■ Provided material ■
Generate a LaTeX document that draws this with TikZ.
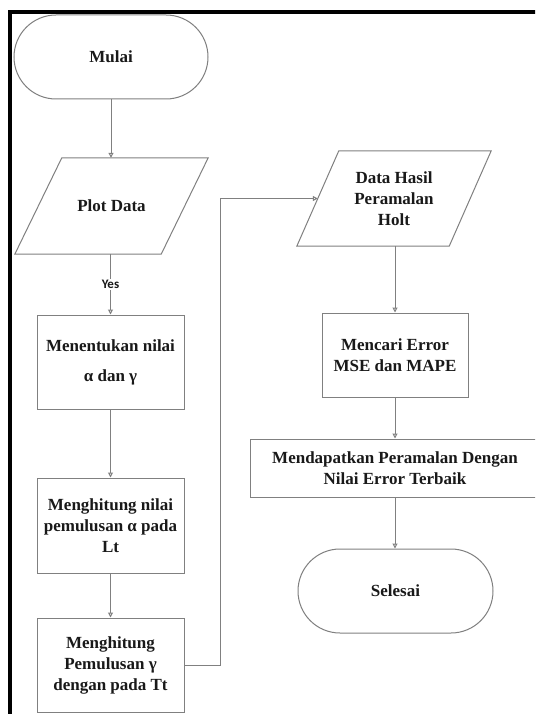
\documentclass[tikz,border=0pt]{standalone}
\usepackage{fontspec}
\setmainfont{Liberation Serif}
\newfontfamily\yesfont{Carlito}
\usetikzlibrary{arrows.meta,calc}
\definecolor{linegray}{RGB}{128,128,128}
\definecolor{textdark}{RGB}{25,25,25}
\begin{document}
\begin{tikzpicture}[x=1pt,y=1pt,
  line/.style={draw=linegray, line width=1pt},
  flow/.style={line, -{Triangle[open,length=5pt,width=5pt]}},
  txt/.style={rectangle, align=center, inner sep=0pt, text=textdark,
    font=\fontsize{17}{21}\selectfont\bfseries},
  box/.style={txt, draw=linegray, line width=1pt},
  term/.style={box, rounded corners=42pt},
  yeslabel/.style={fill=white, inner sep=1pt, text=textdark,
    font=\yesfont\bfseries\fontsize{13}{13}\selectfont}
]
\useasboundingbox (0,0) rectangle (535,-714);
\clip (0,0) rectangle (535,-714);
\fill[white] (0,0) rectangle (535,-714);
% frame
\draw[line width=3.5pt, black] (10,-730) -- (10,-12) -- (545,-12);

% left column
\node[term, minimum width=194pt, minimum height=84pt] (mulai) at (111,-57) {Mulai};
\node[txt, minimum width=146pt, minimum height=96pt] (plot) at (111.5,-206) {Plot Data};
\draw[line] ($(plot.north west)+(23.5,0)$) -- ($(plot.north east)+(23.5,0)$)
  -- ($(plot.south east)+(-23.5,0)$) -- ($(plot.south west)+(-23.5,0)$) -- cycle;
\node[box, minimum width=147pt, minimum height=94pt] (b1) at (110.5,-362)
  {Menentukan nilai\\[9pt]α dan γ};
\node[box, minimum width=147pt, minimum height=95pt] (b2) at (110.5,-525.5)
  {Menghitung nilai\\pemulusan α pada\\Lt};
\node[box, minimum width=147pt, minimum height=94pt] (b3) at (110.5,-665)
  {Menghitung\\Pemulusan γ\\dengan pada Tt};

% right column
\node[txt, minimum width=152pt, minimum height=95pt] (holt) at (394,-198.5)
  {Data Hasil\\Peramalan\\Holt};
\draw[line] ($(holt.north west)+(21,0)$) -- ($(holt.north east)+(21,0)$)
  -- ($(holt.south east)+(-21,0)$) -- ($(holt.south west)+(-21,0)$) -- cycle;
\node[box, minimum width=146pt, minimum height=84pt] (mencari) at (395,-355)
  {Mencari Error\\MSE dan MAPE};
\node[box, minimum width=290pt, minimum height=58pt] (best) at (395,-468)
  {Mendapatkan Peramalan Dengan\\Nilai Error Terbaik};
\node[term, minimum width=195pt, minimum height=84pt] (selesai) at (395.5,-591) {Selesai};

% connectors
\draw[flow] (mulai.south) -- (mulai.south |- plot.north);
\draw[flow] (plot.south -| b1.north) -- node[yeslabel] {Yes} (b1.north);
\draw[flow] (b1.south) -- (b2.north);
\draw[flow] (b2.south) -- (b3.north);
\draw[flow] (b3.east) -- ++(36,0) |- (holt.west);
\draw[flow] (holt.south -| mencari.north) -- (mencari.north);
\draw[flow] (mencari.south) -- (mencari.south |- best.north);
\draw[flow] (mencari.south |- best.south) -- (mencari.south |- selesai.north);
\end{tikzpicture}
\end{document}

■ Stated goal ■
Reproduce the material word for word. Any pictures should be left out of the copy.

■ Complete answer ■
Generate a LaTeX document that draws this with TikZ.
\documentclass[tikz,border=0pt]{standalone}
\usepackage{fontspec}
\setmainfont{Liberation Serif}
\newfontfamily\yesfont{Carlito}
\usetikzlibrary{arrows.meta,calc}
\definecolor{linegray}{RGB}{128,128,128}
\definecolor{textdark}{RGB}{25,25,25}
\begin{document}
\begin{tikzpicture}[x=1pt,y=1pt,
  line/.style={draw=linegray, line width=1pt},
  flow/.style={line, -{Triangle[open,length=5pt,width=5pt]}},
  txt/.style={rectangle, align=center, inner sep=0pt, text=textdark,
    font=\fontsize{17}{21}\selectfont\bfseries},
  box/.style={txt, draw=linegray, line width=1pt},
  term/.style={box, rounded corners=42pt},
  yeslabel/.style={fill=white, inner sep=1pt, text=textdark,
    font=\yesfont\bfseries\fontsize{13}{13}\selectfont}
]
\useasboundingbox (0,0) rectangle (535,-714);
\clip (0,0) rectangle (535,-714);
\fill[white] (0,0) rectangle (535,-714);
% frame
\draw[line width=3.5pt, black] (10,-730) -- (10,-12) -- (545,-12);

% left column
\node[term, minimum width=194pt, minimum height=84pt] (mulai) at (111,-57) {Mulai};
\node[txt, minimum width=146pt, minimum height=96pt] (plot) at (111.5,-206) {Plot Data};
\draw[line] ($(plot.north west)+(23.5,0)$) -- ($(plot.north east)+(23.5,0)$)
  -- ($(plot.south east)+(-23.5,0)$) -- ($(plot.south west)+(-23.5,0)$) -- cycle;
\node[box, minimum width=147pt, minimum height=94pt] (b1) at (110.5,-362)
  {Menentukan nilai\\[9pt]α dan γ};
\node[box, minimum width=147pt, minimum height=95pt] (b2) at (110.5,-525.5)
  {Menghitung nilai\\pemulusan α pada\\Lt};
\node[box, minimum width=147pt, minimum height=94pt] (b3) at (110.5,-665)
  {Menghitung\\Pemulusan γ\\dengan pada Tt};

% right column
\node[txt, minimum width=152pt, minimum height=95pt] (holt) at (394,-198.5)
  {Data Hasil\\Peramalan\\Holt};
\draw[line] ($(holt.north west)+(21,0)$) -- ($(holt.north east)+(21,0)$)
  -- ($(holt.south east)+(-21,0)$) -- ($(holt.south west)+(-21,0)$) -- cycle;
\node[box, minimum width=146pt, minimum height=84pt] (mencari) at (395,-355)
  {Mencari Error\\MSE dan MAPE};
\node[box, minimum width=290pt, minimum height=58pt] (best) at (395,-468)
  {Mendapatkan Peramalan Dengan\\Nilai Error Terbaik};
\node[term, minimum width=195pt, minimum height=84pt] (selesai) at (395.5,-591) {Selesai};

% connectors
\draw[flow] (mulai.south) -- (mulai.south |- plot.north);
\draw[flow] (plot.south -| b1.north) -- node[yeslabel] {Yes} (b1.north);
\draw[flow] (b1.south) -- (b2.north);
\draw[flow] (b2.south) -- (b3.north);
\draw[flow] (b3.east) -- ++(36,0) |- (holt.west);
\draw[flow] (holt.south -| mencari.north) -- (mencari.north);
\draw[flow] (mencari.south) -- (mencari.south |- best.north);
\draw[flow] (mencari.south |- best.south) -- (mencari.south |- selesai.north);
\end{tikzpicture}
\end{document}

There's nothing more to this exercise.